We automatically detect and handle that case.

In [None]:
entries = list(extract_dir.iterdir())
subdirs = [p for p in entries if p.is_dir()]
image_exts = ('.jpg', '.jpeg', '.png')
has_images = any(p.is_file() and p.suffix.lower() in image_exts for p in entries)

if len(subdirs) == 1 and not has_images:
    inner = subdirs[0]
    print(f"Detected extra inner folder: {inner.name}. Flattening...")
    for item in inner.iterdir():
        shutil.move(str(item), extract_dir / item.name)
    inner.rmdir()
else:
    print("No flatten needed.")

dataset_root = extract_dir
print(f"Dataset root set to: {dataset_root}")

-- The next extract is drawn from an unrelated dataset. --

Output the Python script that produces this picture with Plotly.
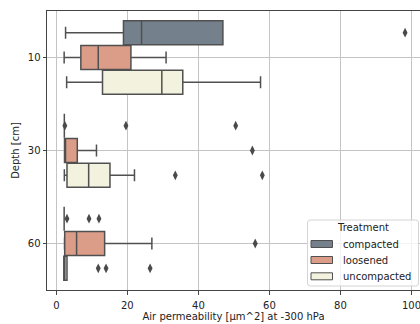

## Step 4: Prepare train and validation folders
We create new `train` and `val` directories under `data/processed/`,
cleaning any existing ones to ensure a fresh split.

In [None]:
plantvillage_root = Path(DATA_PROCESSED_DIR) / "PlantVillage"
train_dir = plantvillage_root / "train"
val_dir = plantvillage_root / "val"

for d in (train_dir, val_dir):
    if d.exists():
        shutil.rmtree(d)
    d.mkdir(parents=True, exist_ok=True)

print("Train and validation directories are ready.")

## Step 5: Split the dataset
We shuffle all images in each class and split them into:
* 80% training data
* 20% validation data

Then, we copy (or move) the images into their respective class folders.

In [None]:
split_ratio = 0.8
classes = [p for p in dataset_root.iterdir() if p.is_dir()]
print(f"Found {len(classes)} classes:")

image_exts = ('.jpg', '.jpeg', '.png')

for class_path in classes:
    print(" -", class_path.name)

    images = [p for p in class_path.iterdir() if p.is_file() and p.suffix.lower() in image_exts]
    if not images:
        print(f"No images found in {class_path.name}, skipping.")
        continue

    random.shuffle(images)
    split_idx = int(len(images) * split_ratio)
    train_images = images[:split_idx]
    val_images = images[split_idx:]

    (train_dir / class_path.name).mkdir(parents=True, exist_ok=True)
    (val_dir / class_path.name).mkdir(parents=True, exist_ok=True)

    for img in train_images:
        shutil.copy(img, train_dir / class_path.name / img.name)
    for img in val_images:
        shutil.copy(img, val_dir / class_path.name / img.name)

    print(f"{class_path.name}: {len(train_images)} train, {len(val_images)} val")

print("Dataset split completed.")

## Step 6: Verify the split
We check that both the training and validation sets contain the expected number of images.

In [None]:
def count_images(folder):
    exts = ('.jpg', '.jpeg', '.png')
    return sum(1 for p in folder.rglob("*") if p.is_file() and p.suffix.lower() in exts)

train_count = count_images(train_dir)
val_count = count_images(val_dir)

print(f"Total training images: {train_count}")
print(f"Total validation images: {val_count}")

## Conclusion
We now have a clean and well-structured dataset ready for model training.

* The dataset was extracted and split successfully.
* Train and validation directories follow the same class hierarchy.
* Randomization ensures a fair split for evaluation.

Next step: we can load the datasets in TensorFlow or PyTorch using `image_dataset_from_directory()` and start training the CNN model.